Jennifer's schedule in London was eye-opening, back-to-back meetings; I realised she is as meticulous and hardworking at the business side of publishing as she is in her editing role, and all achieved with distinct intelligence and charm. Stephanie, too, packs a lot in when she comes over - she arrived from seeing another of her UK authors in Oxford, and it's all down to her laser-sharp advice, loyalty and professionalism that I am where I am. She and Araminta - tough and funny and brilliant at spotting new trends - have been friends for a long time, and it couldn't have worked out better for me when they decided to join forces to co-agent my books. 
 
It really was a lunch to remember, not just because it was such a treat, but because it was quite something to have all of us there together. We talked a little about my idea for a new novel, and it was good to be able to try out a few ideas (they are only ideas so far) face to face. But best of all, it was a chance for me to say thank you.

Afterwards, I popped into the National Gallery to look for the Velasquez paintings given to the nation by Sir John Hookham Frere, a distant ancestor of my husband's whose portrait hangs in our sitting room. The information surfaced in a book trail I've been following through the British bohemians and Bloomsberries. The Velasquez works in question, including St John the Evangelist at Patmos, seem not to be currently on display, but there was no chance of being unable to see the other item on my agenda: the Boris Anrep mosaics in the floor of the entrance staircase landings.

 
Created between 1926 and 1952, the mosaics depict figures of the day - from Churchill to Virginia Woolf, Bertrand Russell to Edith Sitwell - in evocative greens, greys and browns, with a lively dose of humour. Russian émigré Anrep's great friend Augustus John is depicted as Neptune offering Alice in Wonderland gifts from the sea. The Hollywood film star Loretta Young fills a loving cup with red and white wine to symbolise British and American friendship.
 
I'd been reading about Anrep in Virginia Nicholson's Among the Bohemians, which does a good job of putting famous names into social context.
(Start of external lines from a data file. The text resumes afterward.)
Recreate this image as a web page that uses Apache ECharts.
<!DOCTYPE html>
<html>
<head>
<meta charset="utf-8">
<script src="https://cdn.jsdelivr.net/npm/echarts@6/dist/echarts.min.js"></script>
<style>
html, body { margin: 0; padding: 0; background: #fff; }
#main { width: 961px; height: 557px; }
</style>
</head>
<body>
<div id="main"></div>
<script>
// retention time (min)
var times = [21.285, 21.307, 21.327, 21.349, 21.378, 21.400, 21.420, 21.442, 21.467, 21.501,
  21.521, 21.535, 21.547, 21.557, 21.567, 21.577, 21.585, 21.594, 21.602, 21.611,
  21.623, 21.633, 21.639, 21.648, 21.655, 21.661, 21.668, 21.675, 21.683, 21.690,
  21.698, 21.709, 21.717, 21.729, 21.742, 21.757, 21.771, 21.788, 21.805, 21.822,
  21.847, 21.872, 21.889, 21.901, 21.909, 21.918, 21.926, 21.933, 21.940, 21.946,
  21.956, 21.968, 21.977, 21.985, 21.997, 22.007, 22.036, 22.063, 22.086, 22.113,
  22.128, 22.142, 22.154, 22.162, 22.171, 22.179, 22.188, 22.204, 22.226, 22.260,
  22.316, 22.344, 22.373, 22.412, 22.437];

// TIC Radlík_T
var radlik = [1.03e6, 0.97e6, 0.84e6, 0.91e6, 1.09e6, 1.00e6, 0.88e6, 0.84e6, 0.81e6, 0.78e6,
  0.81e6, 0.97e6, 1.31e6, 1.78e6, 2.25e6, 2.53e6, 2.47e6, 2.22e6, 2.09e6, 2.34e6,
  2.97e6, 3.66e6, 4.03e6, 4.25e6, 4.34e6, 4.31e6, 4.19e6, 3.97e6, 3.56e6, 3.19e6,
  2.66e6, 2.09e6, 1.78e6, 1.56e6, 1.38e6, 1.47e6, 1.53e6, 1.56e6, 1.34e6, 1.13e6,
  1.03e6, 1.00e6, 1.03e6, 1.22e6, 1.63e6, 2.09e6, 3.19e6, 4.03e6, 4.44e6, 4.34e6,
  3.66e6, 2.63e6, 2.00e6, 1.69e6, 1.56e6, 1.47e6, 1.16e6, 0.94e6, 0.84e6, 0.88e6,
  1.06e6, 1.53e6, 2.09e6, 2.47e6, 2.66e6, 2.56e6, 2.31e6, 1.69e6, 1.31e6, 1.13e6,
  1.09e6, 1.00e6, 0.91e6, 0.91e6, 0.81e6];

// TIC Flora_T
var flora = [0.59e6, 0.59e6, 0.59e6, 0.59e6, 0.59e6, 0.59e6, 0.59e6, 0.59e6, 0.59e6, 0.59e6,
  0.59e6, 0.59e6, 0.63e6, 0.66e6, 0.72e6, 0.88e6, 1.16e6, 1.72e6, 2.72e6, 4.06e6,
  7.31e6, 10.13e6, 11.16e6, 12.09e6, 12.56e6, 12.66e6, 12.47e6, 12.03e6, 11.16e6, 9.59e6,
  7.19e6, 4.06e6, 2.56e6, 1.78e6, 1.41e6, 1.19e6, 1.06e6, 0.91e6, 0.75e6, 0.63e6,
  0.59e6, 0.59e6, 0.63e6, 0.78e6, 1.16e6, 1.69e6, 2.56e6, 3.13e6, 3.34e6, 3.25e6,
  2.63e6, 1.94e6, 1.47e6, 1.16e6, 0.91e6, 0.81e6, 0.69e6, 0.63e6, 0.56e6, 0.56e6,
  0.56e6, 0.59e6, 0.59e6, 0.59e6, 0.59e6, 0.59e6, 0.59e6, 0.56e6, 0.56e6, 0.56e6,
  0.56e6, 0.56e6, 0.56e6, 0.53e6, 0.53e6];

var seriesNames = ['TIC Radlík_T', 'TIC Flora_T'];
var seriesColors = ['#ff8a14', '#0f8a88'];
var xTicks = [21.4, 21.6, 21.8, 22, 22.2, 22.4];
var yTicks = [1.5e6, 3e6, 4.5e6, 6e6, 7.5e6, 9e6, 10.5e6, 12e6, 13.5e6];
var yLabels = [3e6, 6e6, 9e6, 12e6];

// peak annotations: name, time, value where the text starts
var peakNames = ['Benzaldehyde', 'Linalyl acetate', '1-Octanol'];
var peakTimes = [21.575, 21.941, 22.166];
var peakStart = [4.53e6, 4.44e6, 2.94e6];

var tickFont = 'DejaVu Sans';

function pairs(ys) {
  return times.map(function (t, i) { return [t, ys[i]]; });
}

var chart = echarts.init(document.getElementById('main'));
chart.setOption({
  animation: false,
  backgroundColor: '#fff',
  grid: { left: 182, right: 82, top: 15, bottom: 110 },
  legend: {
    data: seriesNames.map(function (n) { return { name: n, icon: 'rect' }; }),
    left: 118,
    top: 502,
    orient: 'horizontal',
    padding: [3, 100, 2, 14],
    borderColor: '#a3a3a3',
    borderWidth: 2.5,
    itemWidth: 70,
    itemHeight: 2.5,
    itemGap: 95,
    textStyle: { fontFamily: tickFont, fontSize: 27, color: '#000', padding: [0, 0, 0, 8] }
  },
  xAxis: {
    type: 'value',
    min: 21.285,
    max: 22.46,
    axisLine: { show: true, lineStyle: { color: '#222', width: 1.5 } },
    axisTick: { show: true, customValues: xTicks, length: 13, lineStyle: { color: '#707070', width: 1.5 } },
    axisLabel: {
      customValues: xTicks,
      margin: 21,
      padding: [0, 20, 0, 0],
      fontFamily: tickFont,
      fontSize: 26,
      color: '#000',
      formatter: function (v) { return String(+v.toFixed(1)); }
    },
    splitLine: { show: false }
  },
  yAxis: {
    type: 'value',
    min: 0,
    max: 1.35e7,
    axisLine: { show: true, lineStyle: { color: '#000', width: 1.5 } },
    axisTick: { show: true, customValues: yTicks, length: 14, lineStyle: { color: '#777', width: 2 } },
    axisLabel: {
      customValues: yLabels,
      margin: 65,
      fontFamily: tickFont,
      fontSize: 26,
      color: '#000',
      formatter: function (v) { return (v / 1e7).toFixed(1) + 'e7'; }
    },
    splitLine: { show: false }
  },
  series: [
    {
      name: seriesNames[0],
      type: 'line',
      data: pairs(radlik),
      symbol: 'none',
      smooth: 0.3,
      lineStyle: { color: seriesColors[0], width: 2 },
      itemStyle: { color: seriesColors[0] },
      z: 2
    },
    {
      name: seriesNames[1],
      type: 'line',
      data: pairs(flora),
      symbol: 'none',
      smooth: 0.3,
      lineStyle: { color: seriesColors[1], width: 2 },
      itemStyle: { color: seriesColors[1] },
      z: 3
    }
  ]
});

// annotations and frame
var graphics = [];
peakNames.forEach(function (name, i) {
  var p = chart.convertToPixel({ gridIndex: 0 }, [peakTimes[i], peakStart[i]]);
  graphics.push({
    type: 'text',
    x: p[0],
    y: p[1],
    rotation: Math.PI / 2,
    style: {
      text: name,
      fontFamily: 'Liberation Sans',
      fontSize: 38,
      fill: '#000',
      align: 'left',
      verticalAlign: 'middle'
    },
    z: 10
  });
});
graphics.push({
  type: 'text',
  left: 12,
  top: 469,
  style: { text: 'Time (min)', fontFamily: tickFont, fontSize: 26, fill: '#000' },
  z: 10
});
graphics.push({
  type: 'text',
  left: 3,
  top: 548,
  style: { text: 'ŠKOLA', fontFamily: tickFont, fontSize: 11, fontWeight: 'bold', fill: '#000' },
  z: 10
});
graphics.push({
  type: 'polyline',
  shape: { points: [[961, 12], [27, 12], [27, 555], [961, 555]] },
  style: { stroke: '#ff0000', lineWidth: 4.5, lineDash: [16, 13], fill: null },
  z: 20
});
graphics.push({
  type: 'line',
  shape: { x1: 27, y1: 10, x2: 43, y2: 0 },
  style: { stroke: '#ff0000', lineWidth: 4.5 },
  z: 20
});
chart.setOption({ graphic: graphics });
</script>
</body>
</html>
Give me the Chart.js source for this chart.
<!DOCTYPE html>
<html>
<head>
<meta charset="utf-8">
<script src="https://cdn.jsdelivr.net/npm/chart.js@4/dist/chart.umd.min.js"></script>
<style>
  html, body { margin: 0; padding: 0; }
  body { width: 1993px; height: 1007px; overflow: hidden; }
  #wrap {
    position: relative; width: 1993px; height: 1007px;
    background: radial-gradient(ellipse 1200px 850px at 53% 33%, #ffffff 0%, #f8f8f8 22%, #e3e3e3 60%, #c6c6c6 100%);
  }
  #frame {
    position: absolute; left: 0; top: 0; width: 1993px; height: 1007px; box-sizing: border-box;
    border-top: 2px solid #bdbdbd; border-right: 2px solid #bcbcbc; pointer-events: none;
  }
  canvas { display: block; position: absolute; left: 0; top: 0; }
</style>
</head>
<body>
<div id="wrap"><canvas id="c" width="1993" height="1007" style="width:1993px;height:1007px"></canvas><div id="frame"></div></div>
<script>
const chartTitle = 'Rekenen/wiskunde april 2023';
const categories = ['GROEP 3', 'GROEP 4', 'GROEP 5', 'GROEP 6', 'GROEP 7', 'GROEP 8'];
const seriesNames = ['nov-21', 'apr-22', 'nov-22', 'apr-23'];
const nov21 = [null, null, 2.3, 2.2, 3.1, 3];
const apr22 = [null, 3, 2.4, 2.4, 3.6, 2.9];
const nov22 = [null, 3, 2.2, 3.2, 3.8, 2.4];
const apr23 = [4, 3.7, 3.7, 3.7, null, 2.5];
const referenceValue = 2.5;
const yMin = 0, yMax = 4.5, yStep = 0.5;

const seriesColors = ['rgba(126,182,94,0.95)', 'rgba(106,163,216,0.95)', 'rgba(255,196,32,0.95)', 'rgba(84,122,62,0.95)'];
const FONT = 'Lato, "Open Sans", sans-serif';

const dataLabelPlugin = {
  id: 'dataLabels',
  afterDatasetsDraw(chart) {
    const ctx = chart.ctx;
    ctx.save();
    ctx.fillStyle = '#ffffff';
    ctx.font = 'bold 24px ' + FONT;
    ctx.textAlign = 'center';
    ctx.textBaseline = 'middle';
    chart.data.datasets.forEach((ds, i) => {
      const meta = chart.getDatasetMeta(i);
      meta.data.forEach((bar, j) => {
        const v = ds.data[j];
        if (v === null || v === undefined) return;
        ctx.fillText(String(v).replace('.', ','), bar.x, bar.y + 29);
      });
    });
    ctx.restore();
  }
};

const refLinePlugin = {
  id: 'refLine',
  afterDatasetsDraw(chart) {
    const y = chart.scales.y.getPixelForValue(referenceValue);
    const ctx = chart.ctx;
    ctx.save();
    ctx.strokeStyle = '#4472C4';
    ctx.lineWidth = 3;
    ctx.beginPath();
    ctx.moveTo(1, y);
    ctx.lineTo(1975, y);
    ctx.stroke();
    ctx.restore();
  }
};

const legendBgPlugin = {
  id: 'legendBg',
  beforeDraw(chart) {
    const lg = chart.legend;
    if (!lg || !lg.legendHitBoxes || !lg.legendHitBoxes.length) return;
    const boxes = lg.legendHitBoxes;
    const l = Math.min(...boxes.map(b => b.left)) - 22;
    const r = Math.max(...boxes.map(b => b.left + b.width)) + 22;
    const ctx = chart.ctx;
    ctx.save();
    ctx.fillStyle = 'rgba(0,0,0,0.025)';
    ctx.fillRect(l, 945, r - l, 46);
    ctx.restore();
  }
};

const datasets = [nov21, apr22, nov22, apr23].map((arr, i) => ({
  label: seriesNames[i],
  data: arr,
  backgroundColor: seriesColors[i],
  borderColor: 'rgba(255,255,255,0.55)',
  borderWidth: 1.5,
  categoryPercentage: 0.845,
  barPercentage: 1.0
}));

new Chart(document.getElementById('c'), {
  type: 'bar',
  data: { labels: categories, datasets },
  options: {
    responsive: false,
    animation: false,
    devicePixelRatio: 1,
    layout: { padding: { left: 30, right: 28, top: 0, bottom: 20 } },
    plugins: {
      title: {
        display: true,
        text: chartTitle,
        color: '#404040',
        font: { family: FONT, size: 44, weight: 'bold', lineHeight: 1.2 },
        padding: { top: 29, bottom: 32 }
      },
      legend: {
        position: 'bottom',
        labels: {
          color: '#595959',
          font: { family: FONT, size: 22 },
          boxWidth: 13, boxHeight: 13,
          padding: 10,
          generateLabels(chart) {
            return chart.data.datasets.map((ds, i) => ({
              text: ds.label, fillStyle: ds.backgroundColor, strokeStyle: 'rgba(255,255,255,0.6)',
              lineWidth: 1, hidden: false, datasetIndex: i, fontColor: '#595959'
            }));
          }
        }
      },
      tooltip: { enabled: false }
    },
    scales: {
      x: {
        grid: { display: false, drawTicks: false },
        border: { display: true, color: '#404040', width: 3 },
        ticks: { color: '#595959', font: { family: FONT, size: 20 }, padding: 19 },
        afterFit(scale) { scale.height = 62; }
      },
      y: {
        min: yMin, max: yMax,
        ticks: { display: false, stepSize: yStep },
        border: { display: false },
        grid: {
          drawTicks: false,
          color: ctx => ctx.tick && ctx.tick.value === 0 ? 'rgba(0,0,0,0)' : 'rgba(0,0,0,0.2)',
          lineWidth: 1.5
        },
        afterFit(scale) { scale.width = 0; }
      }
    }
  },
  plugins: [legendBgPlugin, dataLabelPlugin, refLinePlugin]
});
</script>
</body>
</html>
It prompted me to look again at a book already on my shelves, Sybille Bedford's Jigsaw, a novel in which her memories of Sanary-sur-Mer in the late 1920s and '30s are only thinly disguised. Then on to Julia, A Portrait of Julia Strachey by Herself and Frances Partridge, which is choc-full of incisive and poignant detail.
 
A tenuous family link here: husband's "Granny", universally loved for her great charm by young and old (she lived to a grand old age, and I was privileged to be invited to many an open house in Somerset), was a cousin of both the redoubtable biographer and Bloomsbury member Lytton Strachey, and of the artist Duncan Grant, lover of Vanessa Bell, sister of Virginia Woolf, etc, etc. Among the photographs in Julia is one of Julia Strachey aged ten, which bears a startling likeness to both husband as a child and our daughter. (Those genes must be super-strength...)
 

Finally, a most fruitful visit to my friend Sophie's new boutique in Sevenoaks, Kent - The Clever Dresser (she is, very - and what's more, she can make you one too). This rambling blog post, you see, was begun in order to explain why I haven't been doing much blogging lately... Excuses, excuses, and none would be complete with the biggest excuse of them all, the writing notebook which has been simmering along nicely.